If you have a link to a couple of guides that could help me with the non-program doing it for me style of overclocking I'd be much more likely to go for a FX 64 939

its not going to "burn up" even if you do manual overclocking, if you overclock too high, the asus board will set it back to stock. if your using stock cooling and your trying to oc a 3.0 chip, 3.4 is prolly all you can get with it. if your using something like an sp-94, 3.6-3.8 should be easy. overclocking really is trial and error and i dont know of anyone who has burned up their computer from trying different overclocks. as long as the heatsink is properly installed and you have good case cooling, your fine. just set it to manual, set the cpu frequency to 230, set the dram frequency to 333mhz, set the agp/pci frequency to 66.66/33.33, set the cpu vcore to 1.6500v, set the dram voltage to 2.85, set the agp vddq to 1.6, set performance mode to turbo if its available. then save the settings and it should work fine. what this will do is set the FSB to 230 (stock is 200). your cpu has a 15x multiplier if you have a 3.0 like you said. simply take the FSB x the multiplier to get your OC. 230 x 15 = 3450, or 3.4ghz. i told you to set the dram frequency to 333mhz. instead of running a 1:1 ratio of FSB:RAM (400mhz), you run it at 333mhz for a 5:4 ratio. this will run the ram at a lower speed than the FSB. so if you have pc3200 and your running 230FSB, the ram will be running at 184mhz, 32mhz short of pc3200 speeds. this is underclocking your memory, and it removes the ram as a possible bottleneck. you always want to set the agp/pci frequency to 66.66/33.33mhz. this is a "pci lock", if you dont do this, it can make your computer unstable after overclocking. setting the vcore to 1.6500v will eliminate the amount of vcore as a possible bottleneck. dont give it anymore than 1.6500v. setting the dram voltage to 2.85 will eliminate that as a possible bottlneck. the agp vddq voltage is your northbridge voltage as well as agp voltage, by upping it from 1.5 to 1.6 it gives the northbridge more voltage to make it more stable after overclocking. your chip should be able to handle 230mhz fsb no problem. if it does, then go back into the bios and try 235mzh fsb. if thats stable, try 240, 245 and so on. 250mhz may very well be your limit, you have to try and see though. if your running stock cooling, i wouldnt do more than 235mhz fsb.

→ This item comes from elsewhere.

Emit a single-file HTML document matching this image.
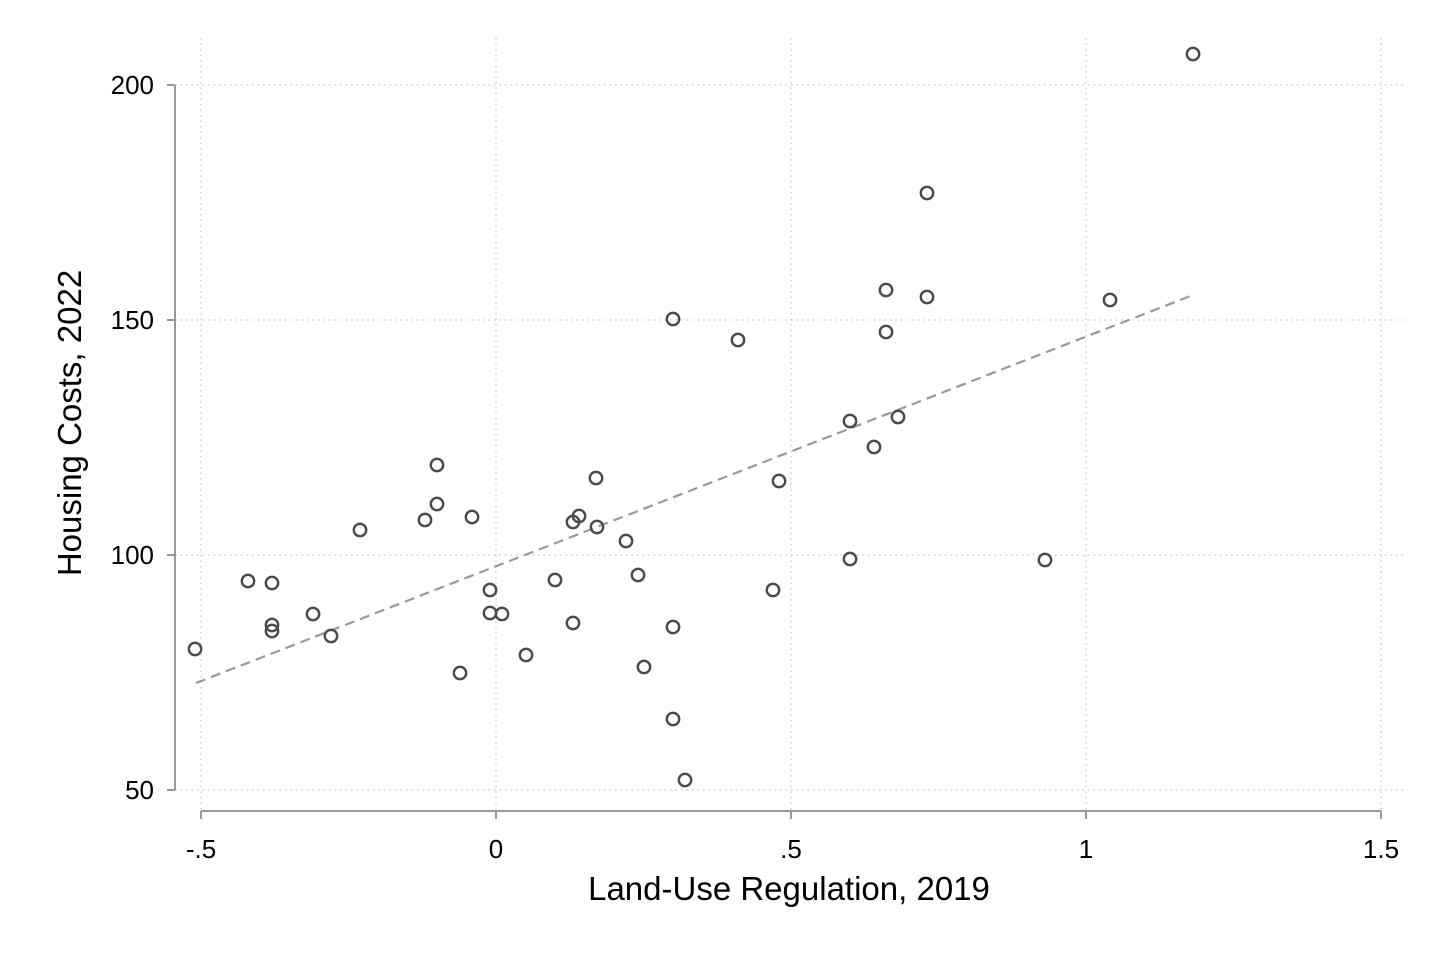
<!DOCTYPE html>
<html><head><meta charset="utf-8"><style>
html,body{margin:0;padding:0;background:#fff;}
svg{display:block;font-family:"Liberation Sans",Arial,sans-serif;}
</style></head><body>
<svg width="1437" height="958" viewBox="0 0 1437 958" xmlns="http://www.w3.org/2000/svg">
<rect width="1437" height="958" fill="#fff"/>
<g stroke="#cfcfcf" stroke-width="1.5" stroke-dasharray="1.5,4">
<line x1="175" y1="85" x2="1405" y2="85"/>
<line x1="175" y1="320" x2="1405" y2="320"/>
<line x1="175" y1="555" x2="1405" y2="555"/>
<line x1="175" y1="790" x2="1405" y2="790"/>
<line x1="201" y1="38" x2="201" y2="811"/>
<line x1="496" y1="38" x2="496" y2="811"/>
<line x1="791" y1="38" x2="791" y2="811"/>
<line x1="1086" y1="38" x2="1086" y2="811"/>
<line x1="1381" y1="38" x2="1381" y2="811"/>
</g>
<g stroke="#999" stroke-width="2" fill="none">
<line x1="175" y1="85" x2="175" y2="790"/>
<line x1="167" y1="85" x2="175" y2="85"/>
<line x1="167" y1="320" x2="175" y2="320"/>
<line x1="167" y1="555" x2="175" y2="555"/>
<line x1="167" y1="790" x2="175" y2="790"/>
<line x1="201" y1="811" x2="1381" y2="811"/>
<line x1="201" y1="811" x2="201" y2="819"/>
<line x1="496" y1="811" x2="496" y2="819"/>
<line x1="791" y1="811" x2="791" y2="819"/>
<line x1="1086" y1="811" x2="1086" y2="819"/>
<line x1="1381" y1="811" x2="1381" y2="819"/>
</g>
<g font-size="26" fill="#000" text-anchor="end">
<text x="154" y="94">200</text>
<text x="154" y="329">150</text>
<text x="154" y="564">100</text>
<text x="154" y="799">50</text>
</g>
<g font-size="26" fill="#000" text-anchor="middle">
<text x="201" y="858">-.5</text>
<text x="496" y="858">0</text>
<text x="791" y="858">.5</text>
<text x="1086" y="858">1</text>
<text x="1381" y="858">1.5</text>
</g>
<text x="789" y="900" font-size="33" text-anchor="middle">Land-Use Regulation, 2019</text>
<text transform="translate(81,423) rotate(-90)" font-size="33" text-anchor="middle">Housing Costs, 2022</text>
<line x1="196" y1="683" x2="1193" y2="295" stroke="#999" stroke-width="2.2" stroke-dasharray="10,6"/>
<g fill="none" stroke="#4a4a4a" stroke-width="2.4">
<circle cx="195" cy="649" r="6.2"/><circle cx="248" cy="581" r="6.2"/><circle cx="272" cy="583" r="6.2"/>
<circle cx="272" cy="625" r="6.2"/><circle cx="272" cy="631" r="6.2"/><circle cx="313" cy="614" r="6.2"/>
<circle cx="331" cy="636" r="6.2"/><circle cx="360" cy="530" r="6.2"/><circle cx="425" cy="520" r="6.2"/>
<circle cx="437" cy="465" r="6.2"/><circle cx="437" cy="504" r="6.2"/><circle cx="460" cy="673" r="6.2"/>
<circle cx="472" cy="517" r="6.2"/><circle cx="490" cy="590" r="6.2"/><circle cx="490" cy="613" r="6.2"/>
<circle cx="502" cy="614" r="6.2"/><circle cx="526" cy="655" r="6.2"/><circle cx="555" cy="580" r="6.2"/>
<circle cx="573" cy="623" r="6.2"/><circle cx="573" cy="522" r="6.2"/><circle cx="579" cy="516" r="6.2"/>
<circle cx="596" cy="478" r="6.2"/><circle cx="597" cy="527" r="6.2"/><circle cx="626" cy="541" r="6.2"/>
<circle cx="638" cy="575" r="6.2"/><circle cx="644" cy="667" r="6.2"/><circle cx="673" cy="319" r="6.2"/>
<circle cx="673" cy="627" r="6.2"/><circle cx="673" cy="719" r="6.2"/><circle cx="685" cy="780" r="6.2"/>
<circle cx="738" cy="340" r="6.2"/><circle cx="773" cy="590" r="6.2"/><circle cx="779" cy="481" r="6.2"/>
<circle cx="850" cy="421" r="6.2"/><circle cx="850" cy="559" r="6.2"/><circle cx="874" cy="447" r="6.2"/>
<circle cx="886" cy="290" r="6.2"/><circle cx="886" cy="332" r="6.2"/><circle cx="898" cy="417" r="6.2"/>
<circle cx="927" cy="193" r="6.2"/><circle cx="927" cy="297" r="6.2"/><circle cx="1045" cy="560" r="6.2"/>
<circle cx="1110" cy="300" r="6.2"/><circle cx="1193" cy="54" r="6.2"/>
</g>
</svg>
</body></html>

dont worry, if its unstable, asus will revert to stock settings and you can go back into the bios and set things lower. if you have asus reporter (the female voice), it will tell you whats happening. if you follow my directions, everything should be fine.
 
OC'ing is not that hard. The only thing that will damage your PC is increasing voltage, so be careful and read up on this. Everything else like FSB and ram speed won't hurt your pc, it will just start to crash a lot, which means you messed up and need to change it back.

And if your going to buy a new PC, why not try and get everything out of your old one that you can? With good airflow your chip should do 3.6.

AMD's are always better than Intel's in gaming benchmarks. I would personally wait a while before going Socket 939. I just bought a socket 754 and love it, almost as fast and much cheaper. But in your case I would wait atleast a couple months, then get a 939, as their aren't any good Mobo's out at the moment. In the mean time, get a better heatsink for your P4 and get O/C'ing!